TIME TO MURDER AND CREATE

by Lawrence Block

Pub Date: Oct. 15th, 1993
ISBN: 0380763656

Second of the publisher's hardcover reprints of the early Matt Scudder novels. In The Sins of the Fathers (1992/1976), Stephen King waxed on about the alcoholic p.i.'s cases; this one comes with an equally flattering introduction by Jonathan Kellerman, though the story's not as good—a relatively pat, if pungently saturnine, tale of blackmail and murder. As with many reprints of aged paperbacks (e.g., Bill Pronzini's Carmody's Run, p. 554), period-piece value outweighs the literary here.

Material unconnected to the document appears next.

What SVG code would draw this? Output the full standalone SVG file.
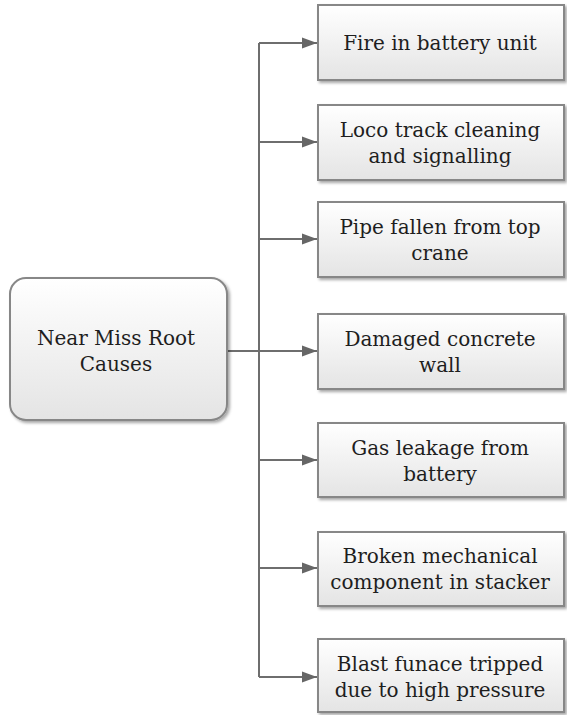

This Scudder is very 70's; boozing his days and nights away; casually bribing cops for the price of a "hat" ($25); willing—thanks to his (and the era's) ignorance about child molestation—to let a pederast go free. The case itself has a classic setup: A small-time hood hires Scudder to guard a package; when the hood turns up dead, Scudder opens the package to find four envelopes, three of them holding blackmail evidence—one on an "architectural consultant" with pockets deep enough to have bought his daughter off a manslaughter charge; another on a society wife with a secret prostitute past; the third on a would-be state governor with a yen for young boys. The fourth envelope contains $4,000 and a request that Scudder find the hood's murderer among the three. The p.i. visits each suspect, pretending to be their new blackmailer. Soon, two near-miss attempts—by car and by knife—are made on his life; then one suspect kills himself: case closed? Scudder thinks so, until an unexpected third attack sends him on a drunken bender and onto the trail of suspect number two: case closed? Not likely, in Scudder/Block's darkly ironic world. More than paperback hack work, but special only to die-hard Scudder fans—and for glimmers of what was to come.